**Extracted data entries**

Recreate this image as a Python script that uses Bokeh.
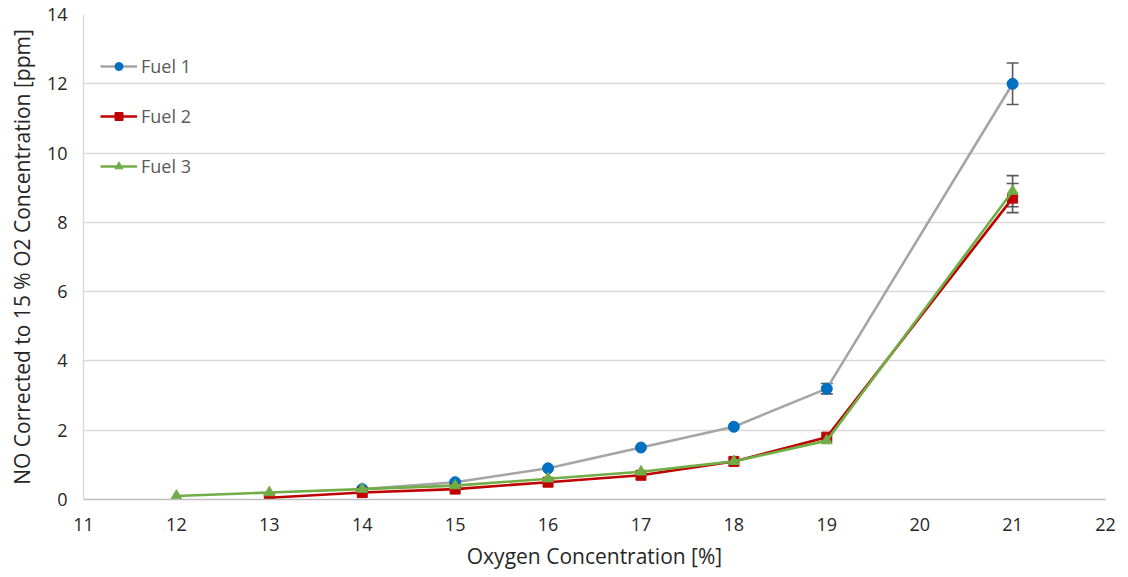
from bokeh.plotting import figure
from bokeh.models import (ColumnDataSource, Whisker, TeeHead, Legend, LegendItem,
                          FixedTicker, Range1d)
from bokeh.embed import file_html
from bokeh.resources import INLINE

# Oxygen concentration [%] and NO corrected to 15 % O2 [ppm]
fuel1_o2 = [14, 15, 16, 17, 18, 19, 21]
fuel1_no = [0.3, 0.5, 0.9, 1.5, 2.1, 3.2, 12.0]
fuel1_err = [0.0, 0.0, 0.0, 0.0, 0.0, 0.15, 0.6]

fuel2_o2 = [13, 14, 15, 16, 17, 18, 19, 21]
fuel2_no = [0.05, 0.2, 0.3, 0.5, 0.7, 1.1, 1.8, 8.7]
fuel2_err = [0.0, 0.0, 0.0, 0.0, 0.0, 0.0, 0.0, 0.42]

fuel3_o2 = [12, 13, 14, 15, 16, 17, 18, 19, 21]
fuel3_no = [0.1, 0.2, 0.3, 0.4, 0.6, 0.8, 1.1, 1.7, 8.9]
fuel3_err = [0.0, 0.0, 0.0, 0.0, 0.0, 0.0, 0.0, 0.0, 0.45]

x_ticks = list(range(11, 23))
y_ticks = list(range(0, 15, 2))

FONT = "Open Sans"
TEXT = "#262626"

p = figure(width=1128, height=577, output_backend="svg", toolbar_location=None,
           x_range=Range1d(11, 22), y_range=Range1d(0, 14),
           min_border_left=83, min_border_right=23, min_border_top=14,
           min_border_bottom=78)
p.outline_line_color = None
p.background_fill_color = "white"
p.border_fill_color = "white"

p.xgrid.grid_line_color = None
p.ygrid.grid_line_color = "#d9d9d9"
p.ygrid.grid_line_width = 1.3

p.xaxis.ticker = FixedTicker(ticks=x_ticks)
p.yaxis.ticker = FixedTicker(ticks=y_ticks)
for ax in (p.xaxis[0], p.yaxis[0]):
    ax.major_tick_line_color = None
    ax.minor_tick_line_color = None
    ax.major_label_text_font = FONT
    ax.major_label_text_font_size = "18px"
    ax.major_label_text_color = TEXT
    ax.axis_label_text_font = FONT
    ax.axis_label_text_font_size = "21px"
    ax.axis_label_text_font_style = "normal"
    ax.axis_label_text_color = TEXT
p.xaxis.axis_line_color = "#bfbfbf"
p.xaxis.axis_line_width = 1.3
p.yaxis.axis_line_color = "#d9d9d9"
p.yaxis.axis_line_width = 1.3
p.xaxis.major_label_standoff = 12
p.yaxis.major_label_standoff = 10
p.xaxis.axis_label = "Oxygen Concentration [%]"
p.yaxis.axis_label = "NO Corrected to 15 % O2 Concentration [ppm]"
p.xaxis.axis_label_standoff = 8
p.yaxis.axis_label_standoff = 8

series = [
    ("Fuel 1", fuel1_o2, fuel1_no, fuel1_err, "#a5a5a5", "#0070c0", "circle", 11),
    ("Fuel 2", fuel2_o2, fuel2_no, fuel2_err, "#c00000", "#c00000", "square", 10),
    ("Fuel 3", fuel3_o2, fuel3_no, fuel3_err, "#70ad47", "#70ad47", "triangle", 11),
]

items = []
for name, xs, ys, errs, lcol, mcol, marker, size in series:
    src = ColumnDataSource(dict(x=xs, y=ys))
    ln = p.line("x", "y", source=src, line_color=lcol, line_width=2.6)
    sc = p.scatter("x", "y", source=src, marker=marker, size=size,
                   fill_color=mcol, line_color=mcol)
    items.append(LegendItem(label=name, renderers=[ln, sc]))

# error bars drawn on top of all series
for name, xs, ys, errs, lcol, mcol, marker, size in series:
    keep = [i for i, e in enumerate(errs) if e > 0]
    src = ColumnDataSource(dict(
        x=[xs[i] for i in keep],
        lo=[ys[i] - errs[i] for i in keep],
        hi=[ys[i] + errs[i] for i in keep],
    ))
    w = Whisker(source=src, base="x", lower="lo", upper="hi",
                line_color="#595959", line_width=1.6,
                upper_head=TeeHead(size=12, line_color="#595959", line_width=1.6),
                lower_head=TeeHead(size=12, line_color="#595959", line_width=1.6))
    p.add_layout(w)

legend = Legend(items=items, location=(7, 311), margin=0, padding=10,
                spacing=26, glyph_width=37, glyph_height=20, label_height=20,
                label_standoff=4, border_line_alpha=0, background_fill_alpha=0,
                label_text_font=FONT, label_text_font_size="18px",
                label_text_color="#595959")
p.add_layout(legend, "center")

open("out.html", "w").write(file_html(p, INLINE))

---

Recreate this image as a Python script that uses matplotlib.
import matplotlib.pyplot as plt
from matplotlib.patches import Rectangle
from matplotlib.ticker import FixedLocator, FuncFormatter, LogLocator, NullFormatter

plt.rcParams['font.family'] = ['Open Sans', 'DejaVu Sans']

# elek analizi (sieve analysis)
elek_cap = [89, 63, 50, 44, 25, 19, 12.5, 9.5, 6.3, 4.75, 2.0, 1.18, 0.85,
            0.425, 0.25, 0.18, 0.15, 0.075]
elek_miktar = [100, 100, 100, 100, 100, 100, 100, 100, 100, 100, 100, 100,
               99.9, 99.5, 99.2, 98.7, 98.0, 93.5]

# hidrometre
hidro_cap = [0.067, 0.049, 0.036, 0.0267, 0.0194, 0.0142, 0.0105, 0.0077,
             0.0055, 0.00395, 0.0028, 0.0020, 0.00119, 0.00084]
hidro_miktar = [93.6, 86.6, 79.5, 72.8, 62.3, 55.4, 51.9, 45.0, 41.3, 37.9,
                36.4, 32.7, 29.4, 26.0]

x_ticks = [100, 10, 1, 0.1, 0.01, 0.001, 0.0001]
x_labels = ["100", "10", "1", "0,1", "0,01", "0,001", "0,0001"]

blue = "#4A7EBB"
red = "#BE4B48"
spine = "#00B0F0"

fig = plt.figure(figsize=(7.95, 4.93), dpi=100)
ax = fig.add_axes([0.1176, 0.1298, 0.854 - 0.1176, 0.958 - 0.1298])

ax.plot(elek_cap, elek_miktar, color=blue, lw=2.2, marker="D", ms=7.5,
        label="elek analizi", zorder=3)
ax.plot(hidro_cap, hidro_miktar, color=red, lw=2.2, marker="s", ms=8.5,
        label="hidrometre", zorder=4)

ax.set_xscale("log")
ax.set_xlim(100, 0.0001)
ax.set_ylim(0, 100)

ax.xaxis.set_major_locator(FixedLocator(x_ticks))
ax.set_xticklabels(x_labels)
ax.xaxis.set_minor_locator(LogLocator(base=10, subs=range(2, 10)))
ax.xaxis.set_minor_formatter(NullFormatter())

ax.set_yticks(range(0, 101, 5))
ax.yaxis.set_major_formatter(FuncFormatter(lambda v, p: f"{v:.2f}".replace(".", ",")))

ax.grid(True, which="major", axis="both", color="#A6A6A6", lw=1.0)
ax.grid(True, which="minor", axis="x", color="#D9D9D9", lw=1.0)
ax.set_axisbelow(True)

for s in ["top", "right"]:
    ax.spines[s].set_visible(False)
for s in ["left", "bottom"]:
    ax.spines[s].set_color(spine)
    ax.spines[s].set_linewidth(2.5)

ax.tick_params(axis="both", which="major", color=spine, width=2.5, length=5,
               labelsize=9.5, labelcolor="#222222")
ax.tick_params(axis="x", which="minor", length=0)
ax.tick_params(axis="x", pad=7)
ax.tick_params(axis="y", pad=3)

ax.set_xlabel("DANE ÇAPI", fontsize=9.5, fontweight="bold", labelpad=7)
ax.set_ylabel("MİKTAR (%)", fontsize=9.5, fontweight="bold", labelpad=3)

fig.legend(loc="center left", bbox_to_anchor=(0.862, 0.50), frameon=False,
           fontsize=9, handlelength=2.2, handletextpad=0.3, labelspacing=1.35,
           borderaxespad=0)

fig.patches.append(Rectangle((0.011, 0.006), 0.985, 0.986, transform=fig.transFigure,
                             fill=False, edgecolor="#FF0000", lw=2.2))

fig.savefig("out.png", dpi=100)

**TASK**
Quote word for word only the lines above from the one containing "Recreate this image as a Python script that uses Bokeh." through the one containing "from bokeh.resources import INLINE". Pictures stay out of your copy.

**FULL OUTPUT**
Recreate this image as a Python script that uses Bokeh.
from bokeh.plotting import figure
from bokeh.models import (ColumnDataSource, Whisker, TeeHead, Legend, LegendItem,
                          FixedTicker, Range1d)
from bokeh.embed import file_html
from bokeh.resources import INLINE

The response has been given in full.